In their official statements announcing the decision to nix the poll, the organizers did not mention the font issue, focusing instead on the need to maintain the integrity of the survey. “Today, a respondent raised an issue with the way the survey was administered, which could have compromised the results of the poll. It appears a candidate’s name was omitted in at least one interview in which the respondent was asked to name their preferred candidate,” Register executive editor Carol Hunter said in a statement. “While this appears to be isolated to one surveyor, we cannot confirm that with certainty. Therefore, the partners made the difficult decision to not to move forward with releasing the Iowa Poll.” CNN also issued a statement saying that the decision was made as part of their “aim to uphold the highest standards of survey research.”

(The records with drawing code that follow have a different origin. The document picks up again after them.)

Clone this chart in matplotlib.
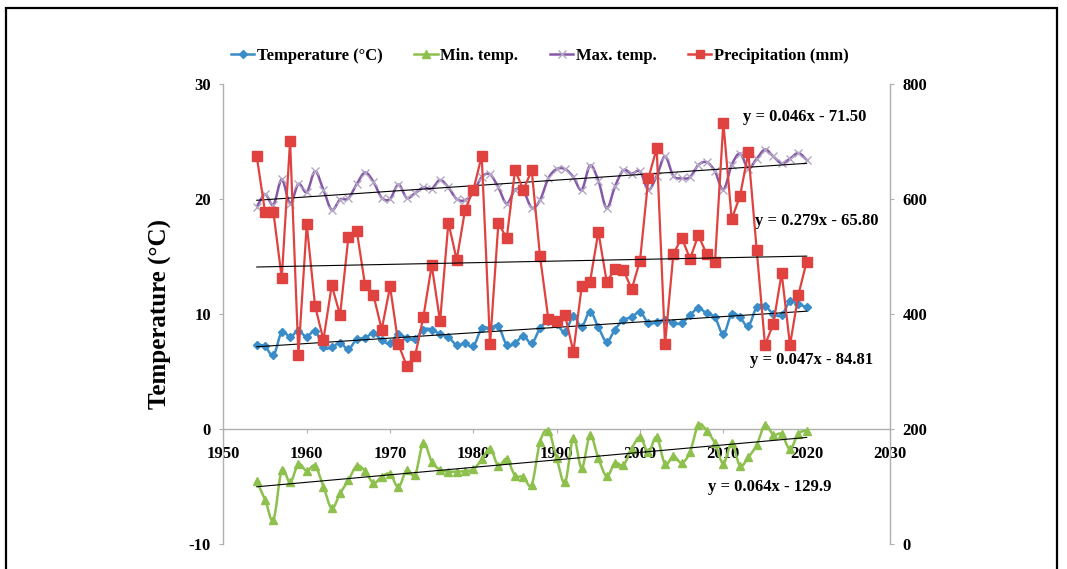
import numpy as np
import matplotlib
matplotlib.use("Agg")
import matplotlib.pyplot as plt
from matplotlib.path import Path
from matplotlib.patches import PathPatch, Rectangle
from matplotlib.lines import Line2D

plt.rcParams['font.family'] = ['Liberation Serif', 'DejaVu Serif']
plt.rcParams['font.weight'] = 'bold'
plt.rcParams['axes.unicode_minus'] = False

years = np.arange(1954, 2021)

temperature = [7.3, 7.2, 6.4, 8.45, 8.0, 8.55, 8.0, 8.55, 7.1, 7.1, 7.5, 6.95, 7.8, 7.9, 8.35, 7.7, 7.45,
               8.25, 7.9, 7.8, 8.65, 8.65, 8.25, 8.0, 7.3, 7.45, 7.2, 8.75, 8.75, 8.95, 7.3, 7.45, 8.1, 7.45,
               8.75, 9.4, 9.1, 8.45, 9.8, 8.9, 10.2, 8.85, 7.6, 8.65, 9.5, 9.7, 10.2, 9.2, 9.3, 9.5, 9.2,
               9.2, 9.9, 10.5, 10.05, 9.7, 8.25, 10.0, 9.7, 8.95, 10.6, 10.7, 10.0, 9.9, 11.1, 10.85, 10.6]

min_temp = [-4.55, -6.15, -7.9, -3.55, -4.65, -3.05, -3.65, -3.2, -5.0, -6.9, -5.6, -4.45, -3.2, -3.65, -4.7, -4.15, -3.9,
            -5.05, -3.55, -4.0, -1.2, -2.85, -3.55, -3.7, -3.7, -3.65, -3.5, -2.65, -1.7, -3.2, -2.6, -4.05, -4.15, -4.85,
            -1.1, -0.15, -2.55, -4.65, -0.75, -3.4, -0.55, -2.55, -4.1, -2.95, -3.15, -1.7, -0.7, -2.0, -0.7, -3.05, -2.35,
            -2.95, -2.0, 0.35, -0.15, -1.25, -3.0, -1.25, -3.2, -2.45, -1.4, 0.35, -0.5, -0.45, -1.75, -0.4, -0.15]

max_temp = [19.3, 20.4, 19.5, 21.7, 19.6, 21.3, 20.6, 22.4, 20.8, 19.05, 19.95, 20.05, 21.3, 22.3, 21.5, 20.1, 20.0,
            21.25, 20.1, 20.5, 21.0, 20.9, 21.65, 21.0, 20.0, 19.9, 20.6, 21.9, 22.15, 21.0, 19.6, 20.8, 20.7, 19.25,
            19.9, 21.8, 22.6, 22.6, 21.9, 20.8, 22.9, 21.6, 19.2, 21.1, 22.5, 22.2, 22.4, 20.8, 22.0, 23.7, 22.0,
            21.8, 21.9, 22.95, 23.2, 22.4, 20.8, 22.95, 23.95, 22.65, 23.5, 24.3, 23.7, 23.1, 23.5, 24.0, 23.4]

precipitation = [674, 577, 577, 462, 701, 329, 556, 414, 355, 450, 398, 534, 545, 450, 433, 373, 448,
                 347, 310, 327, 395, 485, 387, 559, 494, 581, 616, 675, 347, 558, 532, 650, 616, 650,
                 500, 391, 387, 398, 334, 448, 456, 543, 456, 478, 477, 443, 493, 636, 688, 347, 504,
                 533, 496, 537, 504, 491, 733, 565, 605, 681, 512, 346, 383, 471, 346, 433, 491]

series_names = ["Temperature (°C)", "Min. temp.", "Max. temp.", "Precipitation (mm)"]
equations = ["y = 0.046x - 71.50", "y = 0.279x - 65.80", "y = 0.047x - 84.81", "y = 0.064x - 129.9"]
x_ticks = [1950, 1960, 1970, 1980, 1990, 2000, 2010, 2020, 2030]
left_ticks = [-10, 0, 10, 20, 30]
right_ticks = [0, 200, 400, 600, 800]

C_BLUE = '#3A8DC8'
C_GREEN = '#8DC04C'
C_PURPLE = '#8559A8'
C_PURPLE_MK = '#B3A6C4'
C_RED = '#E0423F'
C_AXIS = '#B0B0B0'


def smooth_path(x, y):
    """Smoothed (Catmull-Rom style) line through the data points, like Excel's smoothed line."""
    x = np.asarray(x, float)
    y = np.asarray(y, float)
    n = len(x)
    verts = [(x[0], y[0])]
    codes = [Path.MOVETO]
    for i in range(n - 1):
        p0 = i - 1 if i > 0 else i
        p3 = i + 2 if i + 2 < n else i + 1
        c1 = (x[i] + (x[i + 1] - x[p0]) / 6, y[i] + (y[i + 1] - y[p0]) / 6)
        c2 = (x[i + 1] - (x[p3] - x[i]) / 6, y[i + 1] - (y[p3] - y[i]) / 6)
        verts += [c1, c2, (x[i + 1], y[i + 1])]
        codes += [Path.CURVE4] * 3
    return Path(verts, codes)


fig = plt.figure(figsize=(10.67, 5.69), dpi=100)
ax = fig.add_axes([0.2094, 0.0439, 0.8341 - 0.2094, 0.8524 - 0.0439])
ax2 = ax.twinx()

# Left axis series
for vals, col, mk, ms, mcol in [(max_temp, C_PURPLE, 'x', 6, C_PURPLE_MK),
                                (temperature, C_BLUE, 'D', 4.5, C_BLUE),
                                (min_temp, C_GREEN, '^', 6, C_GREEN)]:
    ax.add_patch(PathPatch(smooth_path(years, vals), fill=False, edgecolor=col, lw=1.8, zorder=3))
    ax.plot(years, vals, linestyle='none', marker=mk, ms=ms, color=mcol, mec=mcol, mew=1.0, zorder=4)
    k, b = np.polyfit(years, vals, 1)
    ax.plot([years[0], years[-1]], [k * years[0] + b, k * years[-1] + b], color='black', lw=0.8, zorder=5)

# Precipitation on right axis
ax2.plot(years, precipitation, color=C_RED, lw=1.6, marker='s', ms=6.5, mec=C_RED, zorder=3)
k, b = np.polyfit(years, precipitation, 1)
ax2.plot([years[0], years[-1]], [k * years[0] + b, k * years[-1] + b], color='black', lw=0.8, zorder=5)

ax.set_xlim(1950, 2030)
ax.set_ylim(-10, 30)
ax2.set_ylim(0, 800)
ax.set_xticks(x_ticks)
ax.set_xticklabels([str(t) for t in x_ticks])
ax.set_yticks(left_ticks)
ax.set_yticklabels([str(t) for t in left_ticks])
ax2.set_yticks(right_ticks)
ax2.set_yticklabels([str(t) for t in right_ticks])

for a in (ax, ax2):
    a.patch.set_visible(False)
    a.spines['top'].set_visible(False)
    for s in a.spines.values():
        s.set_color(C_AXIS)
        s.set_linewidth(1.0)
ax.spines['right'].set_visible(False)
ax2.spines['left'].set_visible(False)
ax2.spines['bottom'].set_visible(False)
ax.spines['bottom'].set_position(('data', 0))

ax.tick_params(axis='x', direction='out', length=3, color=C_AXIS, pad=9, labelsize=12)
ax.tick_params(axis='y', direction='out', length=3, color=C_AXIS, pad=6, labelsize=12)
ax2.tick_params(axis='y', direction='out', length=3, color=C_AXIS, pad=6, labelsize=12)

ax.set_ylabel("Temperature (°C)", fontsize=18, fontweight='bold', labelpad=12)

# Trend equations
eq_pos = [(2012.4, 27.1), (2013.8, 18.1), (2013.2, 6.0), (2008.2, -5.05)]
for txt, (xx, yy) in zip(equations, eq_pos):
    ax.text(xx, yy, txt, fontsize=12, fontweight='bold', ha='left', va='center', zorder=6)

# Legend
handles = [
    Line2D([], [], color=C_BLUE, lw=1.8, marker='D', ms=4.5),
    Line2D([], [], color=C_GREEN, lw=1.8, marker='^', ms=6),
    Line2D([], [], color=C_PURPLE, lw=1.8, marker='x', ms=6, mec=C_PURPLE_MK),
    Line2D([], [], color=C_RED, lw=1.8, marker='s', ms=6),
]
leg = fig.legend(handles, series_names, loc='center', bbox_to_anchor=(0.506, 0.9016), ncol=4,
                 frameon=False, fontsize=12, handlelength=1.4, handletextpad=0.15, columnspacing=1.9)
for t in leg.get_texts():
    t.set_fontweight('bold')

# Outer border
fig.add_artist(Rectangle((6 / 1067, -0.05), (1057 - 6) / 1067, 1 - 8 / 569 + 0.05,
                         transform=fig.transFigure, fill=False, ec='black', lw=1.6))

fig.savefig("out.png", dpi=100)
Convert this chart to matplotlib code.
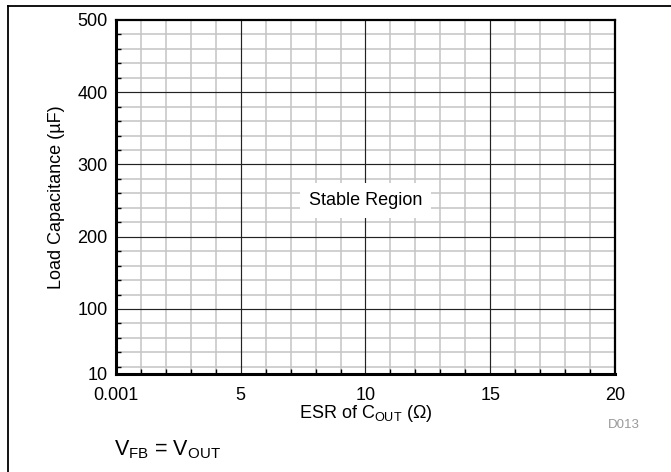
import matplotlib
matplotlib.use("Agg")
import matplotlib.pyplot as plt
from matplotlib.lines import Line2D
import numpy as np

plt.rcParams['font.family'] = ['Liberation Sans', 'DejaVu Sans']
plt.rcParams['mathtext.fontset'] = 'custom'
plt.rcParams['mathtext.rm'] = 'Liberation Sans'
plt.rcParams['mathtext.it'] = 'Liberation Sans:italic'
plt.rcParams['mathtext.bf'] = 'Liberation Sans:bold'

# Data / ticks
x_limits = [0.001, 20]
y_limits = [10, 500]
x_major = [0.001, 5, 10, 15, 20]
x_major_labels = ["0.001", "5", "10", "15", "20"]
x_minor = [1, 2, 3, 4, 6, 7, 8, 9, 11, 12, 13, 14, 16, 17, 18, 19]
y_major = [10, 100, 200, 300, 400, 500]
y_major_labels = ["10", "100", "200", "300", "400", "500"]
y_minor = [20, 40, 60, 80, 120, 140, 160, 180, 220, 240, 260, 280,
           320, 340, 360, 380, 420, 440, 460, 480]
region_label = "Stable Region"
region_pos = (10, 250)

W, H = 671, 472
fig = plt.figure(figsize=(W / 100, H / 100), dpi=100)
ax = fig.add_axes([116 / W, 1 - 374 / H, (615 - 116) / W, (374 - 20) / H])

ax.set_xlim(*x_limits)
ax.set_ylim(*y_limits)
ax.set_xticks(x_major)
ax.set_xticklabels(x_major_labels)
ax.set_yticks(y_major)
ax.set_yticklabels(y_major_labels)
ax.set_xticks(x_minor, minor=True)
ax.set_yticks(y_minor, minor=True)

# grid lines
for xv in x_minor:
    ax.axvline(xv, color='#c4c4c4', lw=1.1, zorder=1)
for yv in y_minor:
    ax.axhline(yv, color='#c4c4c4', lw=1.1, zorder=1)
for xv in x_major[1:-1]:
    ax.axvline(xv, color='#222222', lw=0.85, zorder=2)
for yv in y_major[1:-1]:
    ax.axhline(yv, color='#222222', lw=0.85, zorder=2)

for s in ax.spines.values():
    s.set_linewidth(1.6)
    s.set_color('black')
    s.set_zorder(5)
ax.spines['left'].set_linewidth(2.2)
ax.spines['bottom'].set_linewidth(2.2)

ax.tick_params(which='both', direction='in', color='black', width=1,
               top=False, right=False)
ax.tick_params(which='major', length=0, labelsize=13)
ax.tick_params(axis='y', which='major', pad=6)
ax.tick_params(axis='x', which='major', pad=9)
ax.tick_params(which='minor', length=3.5)

ax.set_xlabel(r"ESR of C$_{\mathrm{OUT}}$ ($\Omega$)", fontsize=13, labelpad=0)
ax.set_ylabel("Load Capacitance (µF)", fontsize=13, labelpad=9)

ax.text(region_pos[0], region_pos[1], region_label, fontsize=13,
        ha='center', va='center', zorder=6,
        bbox=dict(boxstyle='square,pad=0.5', fc='white', ec='none'))

fig.text(167 / W, 1 - 450 / H, r"V$_{\mathrm{FB}}$ = V$_{\mathrm{OUT}}$",
         fontsize=15.5, ha='center', va='center')
fig.text(624 / W, 1 - 425 / H, "D013", fontsize=9.5, color='#999999',
         ha='center', va='center')

# outer frame lines
fig.add_artist(Line2D([8 / W, 1], [1 - 6 / H, 1 - 6 / H], color='black', lw=1.3,
                      transform=fig.transFigure))
fig.add_artist(Line2D([8 / W, 8 / W], [1 - 6 / H, 0], color='black', lw=1.3,
                      transform=fig.transFigure))

fig.savefig("out.png", dpi=100)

This provides some insight into how these polls are conducted. The process can include call centers, randomly ordered names, and a system in place so that the administrators of the poll can feel confident in the results (even as there is always a margin of error). If there is a problem in the system, the opinions of those polled may not match what the data says. Will the future processes not allow individual callers to change the font size?

More broadly, a move like this could provide more transparency and ultimately trust regarding political polling. The industry faces a number of challenges. Would revealing this particular issue cause people to wonder how often this happens or reassure them that pollsters are concerned about good data?

At the same time, it appears that the unreported numbers still had an influence:

Indeed, the numbers widely circulating aren’t that different from last month’s edition of the same poll, or some other recent polls. But to other people, both journalists and operatives, milling around the lobby of the Des Moines Marriott Sunday night, the impact had been obvious.

Here are what some reporters told me about how the poll affected their work:

• One reporter for a major newspaper told me they inserted a few paragraphs into a story to anticipate results predicted by the poll.

• A reporter for another major national outlet said they covered an Elizabeth Warren event in part because she looked strong in the secret poll.

• Another outlet had been trying to figure out whether Amy Klobuchar was surging; the poll, which looked similar to other recent polling, steered coverage away from that conclusion.

• “You can’t help it affecting how you’re thinking,” said another reporter.